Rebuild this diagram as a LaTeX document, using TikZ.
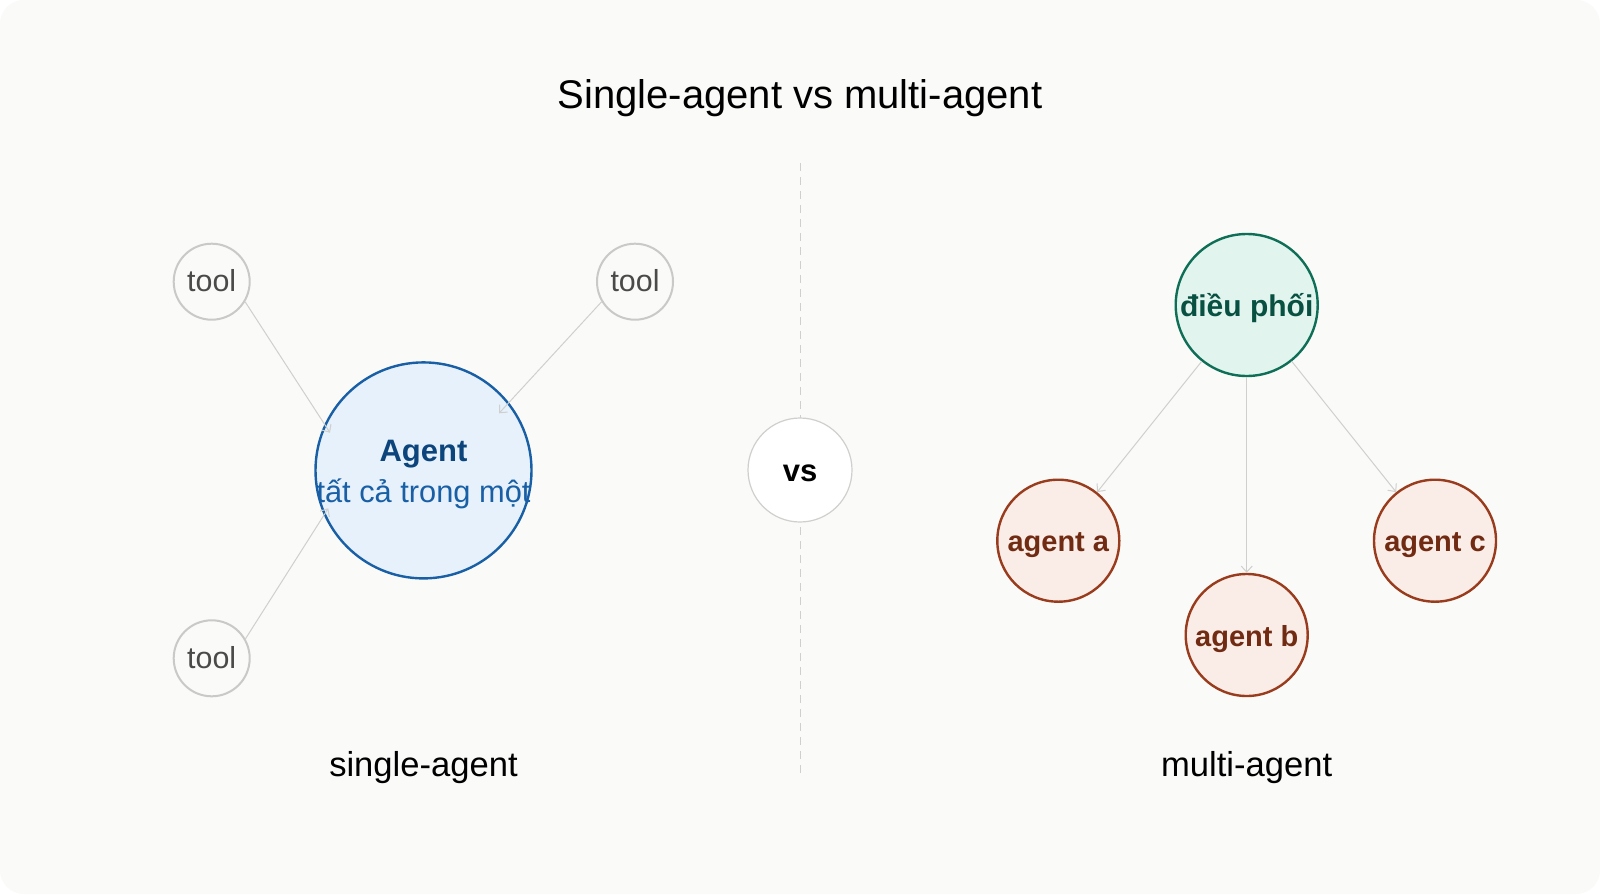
\documentclass[tikz,border=0pt]{standalone}
\usepackage{fontspec}
\setmainfont{Liberation Sans}
\usetikzlibrary{arrows.meta}

\definecolor{paper}{HTML}{FAFAF8}
\definecolor{toolgray}{HTML}{C9C9C7}
\definecolor{tooltext}{HTML}{4A4A48}
\definecolor{linkgray}{HTML}{CFCFCD}
\definecolor{agentfill}{HTML}{E6F1FB}
\definecolor{agentline}{HTML}{185FA5}
\definecolor{agentdark}{HTML}{0C447C}
\definecolor{orchfill}{HTML}{E1F5EE}
\definecolor{orchline}{HTML}{0F6E56}
\definecolor{orchtext}{HTML}{085041}
\definecolor{subfill}{HTML}{FAECE7}
\definecolor{subline}{HTML}{993C1D}
\definecolor{subtext}{HTML}{712B13}

\begin{document}
\begin{tikzpicture}[x=0.5pt,y=-0.5pt,
  every node/.style={inner sep=0pt},
  toolnode/.style={circle,draw=toolgray,line width=1pt,fill=paper,minimum size=38pt,
    text height=10pt,text depth=0pt,text=tooltext,font=\fontsize{15.2}{18}\selectfont},
  agentnode/.style={circle,draw=agentline,line width=1.2pt,fill=agentfill,minimum size=108pt},
  orchnode/.style={circle,draw=orchline,line width=1.2pt,fill=orchfill,minimum size=71pt,
    text height=11.7pt,text depth=0pt,text=orchtext,font=\fontsize{15}{18}\selectfont\bfseries},
  subnode/.style={circle,draw=subline,line width=1.2pt,fill=subfill,minimum size=61pt,
    text height=11pt,text depth=0pt,text=subtext,font=\fontsize{14.5}{17}\selectfont\bfseries},
  vsnode/.style={circle,draw=linkgray,line width=0.6pt,fill=white,minimum size=52pt,
    text height=11.7pt,text depth=0pt,font=\fontsize{15.5}{18}\selectfont\bfseries},
  link/.style={draw=linkgray,line width=0.5pt,-{Straight Barb[length=3pt,width=5.5pt]}},
  caption/.style={anchor=base,font=\fontsize{17.3}{20}\selectfont}]

\fill[white] (0,0) rectangle (1600,894);
\fill[paper,rounded corners=12pt] (0,0) rectangle (1600,894);

\node[anchor=base,font=\fontsize{20}{24}\selectfont] (title) at (800,108.3) {Single-agent vs multi-agent};

\coordinate (divtop) at (800,163);
\coordinate (divbot) at (800,776);
\draw[linkgray,line width=0.5pt,dash pattern=on 4pt off 3pt] (divtop) -- (divbot);

\node[agentnode] (agent) at (423.5,470.4) {};
\node[anchor=base,text=agentdark,font=\fontsize{15.5}{18}\selectfont\bfseries] (agentname) at ([yshift=4.7pt]agent.center) {Agent};
\node[anchor=base,text=agentline,font=\fontsize{15.4}{18}\selectfont] (agentsub) at ([yshift=-15.8pt]agent.center) {tất cả trong một};

\node[toolnode] (tool1) at (211.7,281.7) {tool};
\node[toolnode] (tool2) at (635,281.7) {tool};
\node[toolnode] (tool3) at (211.7,658.3) {tool};

\coordinate (in1) at (330,432.7);
\coordinate (in2) at (499,413.3);
\coordinate (in3) at (328.3,508.3);

\draw[link] (tool1.-31) -- (in1);
\draw[link] (tool2.211) -- (in2);
\draw[link] (tool3.30) -- (in3);

\node[vsnode] (vs) at (800,470) {vs};

\node[orchnode] (orch) at (1246.7,305) {điều phối};
\node[subnode] (suba) at (1058.3,540.7) {agent a};
\node[subnode] (subb) at (1246.7,635) {agent b};
\node[subnode] (subc) at (1435,540.7) {agent c};

\draw[link] (orch) -- (suba);
\draw[link] (orch) -- (subb);
\draw[link] (orch) -- (subc);

\node[caption] (single) at (423.5,776) {single-agent};
\node[caption] (multi) at (1246.7,776) {multi-agent};

\end{tikzpicture}
\end{document}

◆ **Aim**
Without including any picture, repeat the data exactly.

◆ **Solution**
Rebuild this diagram as a LaTeX document, using TikZ.
\documentclass[tikz,border=0pt]{standalone}
\usepackage{fontspec}
\setmainfont{Liberation Sans}
\usetikzlibrary{arrows.meta}

\definecolor{paper}{HTML}{FAFAF8}
\definecolor{toolgray}{HTML}{C9C9C7}
\definecolor{tooltext}{HTML}{4A4A48}
\definecolor{linkgray}{HTML}{CFCFCD}
\definecolor{agentfill}{HTML}{E6F1FB}
\definecolor{agentline}{HTML}{185FA5}
\definecolor{agentdark}{HTML}{0C447C}
\definecolor{orchfill}{HTML}{E1F5EE}
\definecolor{orchline}{HTML}{0F6E56}
\definecolor{orchtext}{HTML}{085041}
\definecolor{subfill}{HTML}{FAECE7}
\definecolor{subline}{HTML}{993C1D}
\definecolor{subtext}{HTML}{712B13}

\begin{document}
\begin{tikzpicture}[x=0.5pt,y=-0.5pt,
  every node/.style={inner sep=0pt},
  toolnode/.style={circle,draw=toolgray,line width=1pt,fill=paper,minimum size=38pt,
    text height=10pt,text depth=0pt,text=tooltext,font=\fontsize{15.2}{18}\selectfont},
  agentnode/.style={circle,draw=agentline,line width=1.2pt,fill=agentfill,minimum size=108pt},
  orchnode/.style={circle,draw=orchline,line width=1.2pt,fill=orchfill,minimum size=71pt,
    text height=11.7pt,text depth=0pt,text=orchtext,font=\fontsize{15}{18}\selectfont\bfseries},
  subnode/.style={circle,draw=subline,line width=1.2pt,fill=subfill,minimum size=61pt,
    text height=11pt,text depth=0pt,text=subtext,font=\fontsize{14.5}{17}\selectfont\bfseries},
  vsnode/.style={circle,draw=linkgray,line width=0.6pt,fill=white,minimum size=52pt,
    text height=11.7pt,text depth=0pt,font=\fontsize{15.5}{18}\selectfont\bfseries},
  link/.style={draw=linkgray,line width=0.5pt,-{Straight Barb[length=3pt,width=5.5pt]}},
  caption/.style={anchor=base,font=\fontsize{17.3}{20}\selectfont}]

\fill[white] (0,0) rectangle (1600,894);
\fill[paper,rounded corners=12pt] (0,0) rectangle (1600,894);

\node[anchor=base,font=\fontsize{20}{24}\selectfont] (title) at (800,108.3) {Single-agent vs multi-agent};

\coordinate (divtop) at (800,163);
\coordinate (divbot) at (800,776);
\draw[linkgray,line width=0.5pt,dash pattern=on 4pt off 3pt] (divtop) -- (divbot);

\node[agentnode] (agent) at (423.5,470.4) {};
\node[anchor=base,text=agentdark,font=\fontsize{15.5}{18}\selectfont\bfseries] (agentname) at ([yshift=4.7pt]agent.center) {Agent};
\node[anchor=base,text=agentline,font=\fontsize{15.4}{18}\selectfont] (agentsub) at ([yshift=-15.8pt]agent.center) {tất cả trong một};

\node[toolnode] (tool1) at (211.7,281.7) {tool};
\node[toolnode] (tool2) at (635,281.7) {tool};
\node[toolnode] (tool3) at (211.7,658.3) {tool};

\coordinate (in1) at (330,432.7);
\coordinate (in2) at (499,413.3);
\coordinate (in3) at (328.3,508.3);

\draw[link] (tool1.-31) -- (in1);
\draw[link] (tool2.211) -- (in2);
\draw[link] (tool3.30) -- (in3);

\node[vsnode] (vs) at (800,470) {vs};

\node[orchnode] (orch) at (1246.7,305) {điều phối};
\node[subnode] (suba) at (1058.3,540.7) {agent a};
\node[subnode] (subb) at (1246.7,635) {agent b};
\node[subnode] (subc) at (1435,540.7) {agent c};

\draw[link] (orch) -- (suba);
\draw[link] (orch) -- (subb);
\draw[link] (orch) -- (subc);

\node[caption] (single) at (423.5,776) {single-agent};
\node[caption] (multi) at (1246.7,776) {multi-agent};

\end{tikzpicture}
\end{document}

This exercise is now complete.